Grève : salaire, quels sont mes droits ?

Grève : salaire, quels sont mes droits ?

Alors que le mouvement social initié le 5 décembre 2019 contre la réforme du système de retraite se poursuit, nombre de salariés ne connaissent pas précisément leurs droits en matière de grève.
Quelles modalités d'expression sont-elles considérées comme un mouvement de grève ? Existe-t-il des formalités préalables au déclenchement d'une grève ? Mon comportement durant la grève peut-il m'être reproché par mon employeur ? Un mouvement de grève dans les transports peut-il m'exonérer de l'obligation de me rendre au travail ?
Autant de questions auxquelles il convient de répondre clairement.
En effet, si le droit de grève est un droit à valeur constitutionnelle, le préambule de la Constitution de 1946 ne fait qu'affirmer que « le droit de grève s'exerce dans le cadre des lois qui le réglementent ».
Il est donc impératif de connaître la réglementation applicable au droit de grève.
Trois situations pratiques seront abordées afin de faire le point :

1ère situation : Je souhaite faire grève mais ne me suis pas encore déclaré comme gréviste.

1ère étape : Avant de cesser le travail, assurez-vous que le mouvement que vous souhaitez rejoindre est bien constitutif de l'exercice du droit de grève.
Pour commencer, il faut savoir que toute expression d'une revendication professionnelle n'est pas constitutive d'un droit de grève et, ainsi, n'est pas protégée au titre du droit de grève.
La jurisprudence de la Cour de cassation est en effet venue définir le droit de grève comme étant un arrêt collectif et concerté du travail en vue d'appuyer des revendications professionnelles, ce qui implique 3 éléments :

  • Le mouvement doit être collectif et concerté : c'est-à-dire qu'au moins deux personnes doivent faire grève.

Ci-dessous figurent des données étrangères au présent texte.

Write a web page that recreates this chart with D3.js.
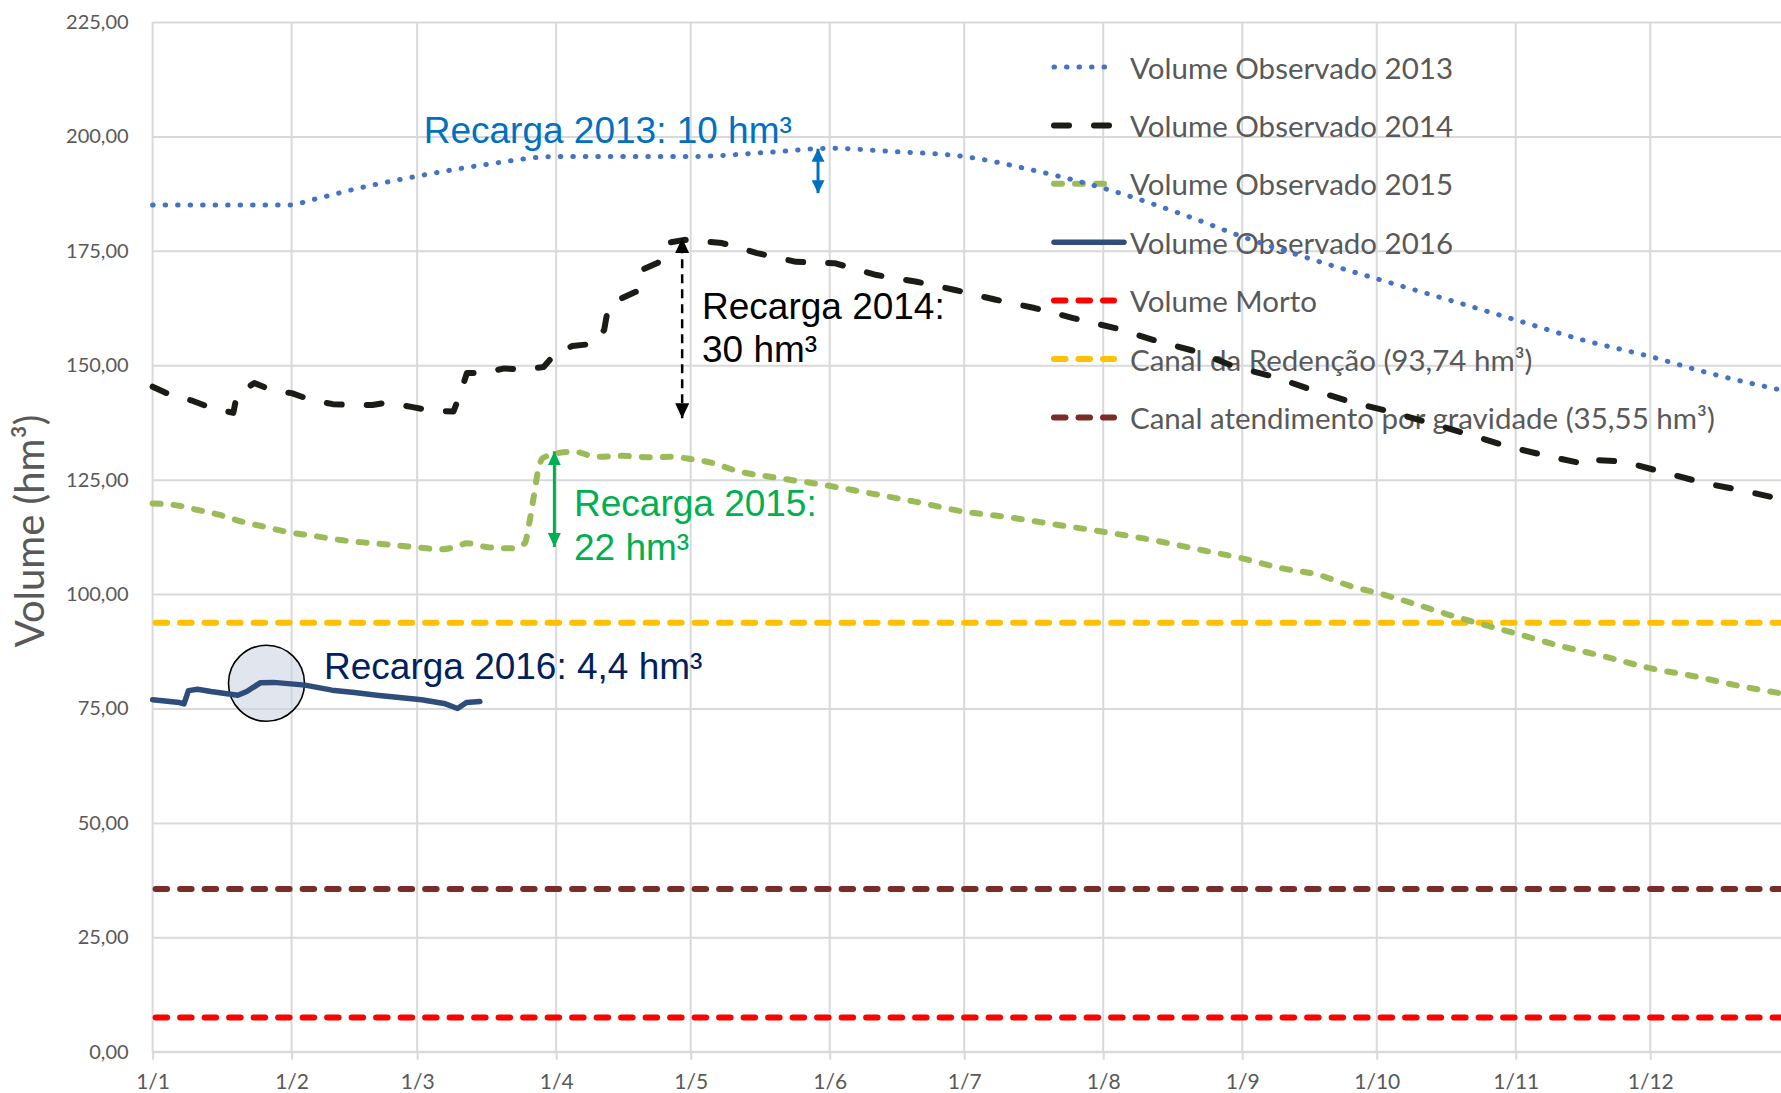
<!DOCTYPE html>
<html>
<head>
<meta charset="utf-8">
<script src="https://cdn.jsdelivr.net/npm/d3@7"></script>
<style>
  html, body { margin: 0; padding: 0; background: #ffffff; }
  svg { display: block; }
</style>
</head>
<body>
<svg id="chart" width="1781" height="1093"></svg>
<script>
// ---------------- DATA ----------------
const monthDays   = [0, 31, 59, 90, 120, 151, 181, 212, 243, 273, 304, 334];
const monthLabels = ["1/1","1/2","1/3","1/4","1/5","1/6","1/7","1/8","1/9","1/10","1/11","1/12"];
const yTicks      = [0, 25, 50, 75, 100, 125, 150, 175, 200, 225];

const days2013 = [0, 30, 37, 46, 59, 74, 90, 102, 120, 137, 151, 165, 181, 196, 212, 231, 243, 259, 274, 289, 304, 319, 334, 347, 365];
const vol2013  = [185.0, 185.0, 186.5, 188.7, 191.3, 193.8, 195.6, 195.6, 195.6, 196.5, 197.4, 196.7, 195.6, 192.7, 188.7, 182.5, 178.1, 173.0, 168.6, 164.3, 159.9, 155.5, 151.9, 148.3, 144.2];

const days2014 = [0, 4, 9, 13, 18, 18.8, 22.7, 26.7, 31, 35.4, 40.2, 44.2, 49, 52.1, 57.7, 62.1, 67.1, 68.5, 70.1, 73.7, 78.4, 82.4, 87.2, 89.6, 93.6, 98.4, 100.7, 101.5, 104.3, 107.9, 109.5, 112.7, 115.1, 118.6, 127, 134.8, 143.5, 152.1, 161.5, 170.1, 178.7, 188.1, 196.7, 205.3, 214.7, 223.3, 232.7, 241.3, 250, 258.6, 267.2, 275.8, 285.2, 293.8, 302.4, 311.8, 320.4, 322, 328.3, 337.7, 346.3, 355.7, 365];
const vol2014  = [145.3, 143.5, 142.2, 140.7, 139.6, 143.5, 146.1, 144.5, 143.9, 142.4, 141.5, 141.3, 141.3, 141.8, 140.9, 140.1, 139.9, 143.5, 148.3, 148.3, 149.3, 149.1, 149.6, 152.3, 154.2, 154.7, 157.7, 162.1, 164.5, 166.1, 171.0, 172.4, 176.8, 177.4, 176.7, 174.5, 172.6, 172.3, 169.7, 168.3, 166.5, 164.3, 162.5, 160.3, 158.1, 155.5, 153.0, 149.7, 147.5, 144.6, 142.0, 139.9, 137.3, 134.8, 132.2, 130.0, 128.2, 129.3, 128.9, 126.4, 124.2, 122.4, 120.3];

const days2015 = [0, 6, 10, 15, 20, 25, 31, 36, 42, 48, 54, 59, 64, 68, 70, 75, 80, 83, 84, 85, 86, 87, 91, 94, 99, 105, 111, 116, 120, 125, 130, 140, 150, 159, 170, 181, 190, 202, 212, 223, 233, 243, 252, 260, 267, 274, 281, 288, 295, 304, 313, 324, 334, 344, 353, 365];
const vol2015  = [119.8, 119.3, 118.4, 117.3, 115.8, 114.7, 113.4, 112.7, 111.8, 111.2, 110.7, 110.2, 109.8, 110.4, 111.1, 110.2, 110.0, 111.1, 115.5, 121.3, 127.1, 129.7, 130.9, 131.1, 130.0, 130.2, 129.9, 130.0, 129.5, 128.6, 127.0, 125.3, 123.8, 122.2, 120.2, 118.0, 116.9, 115.1, 113.6, 111.8, 109.8, 107.8, 105.6, 104.2, 101.8, 100.0, 98.0, 95.8, 93.8, 91.4, 88.9, 86.3, 83.8, 82.0, 80.1, 78.0];

const days2016 = [0, 6, 7, 8, 10, 13, 19, 21, 24, 27, 34, 40, 45, 50, 55, 60, 65, 68, 70, 73];
const vol2016  = [76.9, 76.3, 76.0, 78.9, 79.2, 78.7, 77.9, 78.7, 80.6, 80.7, 80.1, 79.0, 78.5, 77.9, 77.4, 76.9, 76.1, 75.0, 76.3, 76.5];

const volumeMorto   = 7.5;
const canalRedencao = 93.74;
const canalGravidade = 35.55;

const legendLabels = [
  "Volume Observado 2013",
  "Volume Observado 2014",
  "Volume Observado 2015",
  "Volume Observado 2016",
  "Volume Morto",
  "Canal da Redenção (93,74 hm³)",
  "Canal atendimento por gravidade (35,55 hm³)"
];

const recargaLabels = ["Recarga 2013: 10 hm³", "Recarga 2014:", "30 hm³", "Recarga 2015:", "22 hm³", "Recarga 2016: 4,4 hm³"];

// ---------------- SCALES ----------------
const svg = d3.select("#chart");
const plotLeft = 152.6, plotBottom = 1051.7, plotTop = 22, plotRight = 1781;
const x = d3.scaleLinear().domain([0, 365]).range([plotLeft, plotLeft + 365 * 4.484]);
const y = d3.scaleLinear().domain([0, 225]).range([plotBottom, plotTop]);

const locale = d3.formatLocale({decimal: ",", thousands: ".", grouping: [3], currency: ["", ""]});
const fmt = locale.format(".2f");

const gridColor = "#d9d9d9";
const textGrey = "#595959";
const tickFont = "Lato";

// ---------------- GRID & AXES ----------------
const yAxis = d3.axisLeft(y).tickValues(yTicks).tickFormat(fmt)
  .tickSize(-(plotRight - plotLeft)).tickPadding(24);
const gy = svg.append("g").attr("transform", `translate(${plotLeft},0)`).call(yAxis);
gy.select(".domain").remove();
gy.selectAll(".tick line").attr("stroke", gridColor).attr("stroke-width", 2);
gy.selectAll(".tick text").attr("fill", textGrey).attr("font-family", tickFont).attr("font-size", 20);

svg.append("g").selectAll("line").data(monthDays).join("line")
  .attr("x1", d => x(d)).attr("x2", d => x(d))
  .attr("y1", plotTop).attr("y2", plotBottom)
  .attr("stroke", gridColor).attr("stroke-width", 2);

const xAxis = d3.axisBottom(x).tickValues(monthDays).tickFormat((d, i) => monthLabels[i])
  .tickSize(8).tickPadding(14);
const gx = svg.append("g").attr("transform", `translate(0,${plotBottom})`).call(xAxis);
gx.select(".domain").attr("stroke", gridColor).attr("stroke-width", 2)
  .attr("d", `M${plotLeft},0H${plotRight}`);
gx.selectAll(".tick line").attr("stroke", gridColor).attr("stroke-width", 2);
gx.selectAll(".tick text").attr("fill", textGrey).attr("font-family", tickFont).attr("font-size", 21);

// y axis title
svg.append("text")
  .attr("transform", `translate(29,${(plotTop + plotBottom) / 2 - 6}) rotate(-90)`)
  .attr("text-anchor", "middle").attr("dominant-baseline", "central")
  .attr("fill", textGrey).attr("font-family", tickFont).attr("font-size", 40)
  .text("Volume (hm³)");

// ---------------- STYLES ----------------
const styles = [
  {color: "#4472C4", width: 5,   dash: "0.5 12",   cap: "round"},   // 2013 dotted
  {color: "#1c1c16", width: 6,   dash: "15 25",    cap: "round"},   // 2014 long dash
  {color: "#9BBB59", width: 6,   dash: "8 13",     cap: "round"},   // 2015 dash
  {color: "#2E4D7B", width: 5.5, dash: null,       cap: "round"},   // 2016 solid
  {color: "#FF0000", width: 6,   dash: "11.5 13",  cap: "round"},   // morto
  {color: "#FFC000", width: 6,   dash: "11.5 13",  cap: "round"},   // redencao
  {color: "#7A2C28", width: 6,   dash: "11.5 13",  cap: "round"}    // gravidade
];

function styleLine(sel, s) {
  sel.attr("fill", "none").attr("stroke", s.color).attr("stroke-width", s.width)
    .attr("stroke-linecap", s.cap).attr("stroke-linejoin", "round");
  if (s.dash) sel.attr("stroke-dasharray", s.dash);
  return sel;
}

// ---------------- LEGEND (drawn under the series) ----------------
const legendG = svg.append("g");
const legTop = 67, legStep = 58.4;
legendLabels.forEach((lab, i) => {
  const yy = legTop + i * legStep;
  const s = styles[i];
  const ln = legendG.append("line").attr("x1", 1054).attr("x2", i === 3 ? 1124 : 1114)
    .attr("y1", yy).attr("y2", yy);
  styleLine(ln, s);
  legendG.append("text").attr("x", 1130).attr("y", yy)
    .attr("dominant-baseline", "central").attr("fill", textGrey)
    .attr("font-family", tickFont).attr("font-size", 29.5).text(lab);
});

// ---------------- REFERENCE LINES ----------------
const refVals = [volumeMorto, canalRedencao, canalGravidade];
refVals.forEach((v, i) => {
  const ln = svg.append("line").attr("x1", plotLeft + 3).attr("x2", plotRight)
    .attr("y1", y(v)).attr("y2", y(v));
  styleLine(ln, styles[4 + i]);
});

// circle highlighting 2016 recharge (behind the series)
svg.append("circle").attr("cx", x(25.4)).attr("cy", y(80.5)).attr("r", 38)
  .attr("fill", "#c9d0de").attr("fill-opacity", 0.55)
  .attr("stroke", "#000000").attr("stroke-width", 1.6);

// ---------------- SERIES ----------------
const series = [
  {days: days2015, vals: vol2015, s: styles[2], curve: d3.curveMonotoneX},
  {days: days2014, vals: vol2014, s: styles[1], curve: d3.curveLinear},
  {days: days2013, vals: vol2013, s: styles[0], curve: d3.curveMonotoneX},
  {days: days2016, vals: vol2016, s: styles[3], curve: d3.curveLinear}
];
series.forEach(sr => {
  const pts = sr.days.map((d, i) => [d, sr.vals[i]]);
  const line = d3.line().x(d => x(d[0])).y(d => y(d[1])).curve(sr.curve);
  styleLine(svg.append("path").datum(pts).attr("d", line), sr.s);
});

// ---------------- ANNOTATIONS ----------------
const defs = svg.append("defs");
function marker(id, color, w, l) {
  defs.append("marker").attr("id", id).attr("viewBox", `0 0 ${l} ${w}`)
    .attr("refX", l).attr("refY", w / 2).attr("markerWidth", l).attr("markerHeight", w)
    .attr("markerUnits", "userSpaceOnUse").attr("orient", "auto-start-reverse")
    .append("path").attr("d", `M0,0L${l},${w / 2}L0,${w}Z`).attr("fill", color);
}
marker("arBlue", "#0070C0", 13, 13);
marker("arBlack", "#000000", 14, 15);
marker("arGreen", "#00B050", 13, 14);

function arrow(day, v1, v2, color, id, dash, w) {
  const a = svg.append("line").attr("x1", x(day)).attr("x2", x(day))
    .attr("y1", y(v2)).attr("y2", y(v1))
    .attr("stroke", color).attr("stroke-width", w)
    .attr("marker-start", `url(#${id})`).attr("marker-end", `url(#${id})`);
  if (dash) a.attr("stroke-dasharray", dash);
}
arrow(148.4, 197.3, 187.6, "#0070C0", "arBlue", null, 3);
arrow(118.1, 177.8, 138.4, "#000000", "arBlack", "9 6", 2.5);
arrow(89.6, 131.2, 110.3, "#00B050", "arGreen", null, 3);

const annFont = "Liberation Sans, Arial, sans-serif";
const ann = [
  {t: recargaLabels[0], x: 423.7, y: 143,  c: "#0070C0"},
  {t: recargaLabels[1], x: 702,   y: 319,  c: "#000000"},
  {t: recargaLabels[2], x: 702,   y: 362,  c: "#000000"},
  {t: recargaLabels[3], x: 574,   y: 516,  c: "#00B050"},
  {t: recargaLabels[4], x: 574,   y: 560,  c: "#00B050"},
  {t: recargaLabels[5], x: 324,   y: 679,  c: "#002060"}
];
ann.forEach(a => {
  svg.append("text").attr("x", a.x).attr("y", a.y).attr("fill", a.c)
    .attr("font-family", annFont).attr("font-size", 37).text(a.t);
});
</script>
</body>
</html>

Une personne ne peut donc pas faire grève seule au sein de son entreprise, à moins qu'elle se rattache à un mouvement de grève qui dépasse le cadre de sa seule entreprise (mot d'ordre national par exemple).

  • Il doit s'agir d'un arrêt total du travail : le fait d'exécuter son travail de manière volontairement défectueuse (grève perlée) ou encore de refuser d'exécuter uniquement une partie de son travail n'est pas considéré comme l'exercice du droit de grève.
  • Il doit avoir pour objet d'appuyer des revendications de nature professionnelle :

Le fait d'arrêter son travail pour des revendications politiques constitue un arrêt de travail illicite. À titre d'exemple, le mouvement des gilets jaunes n'aurait pas pu constituer l'exercice du droit de grève
En revanche, dès lors que le mouvement revêt un objet à la fois politique et professionnel (par exemple, grève contre l'instauration d'une taxe sur le carburant ET contre la réforme des retraites).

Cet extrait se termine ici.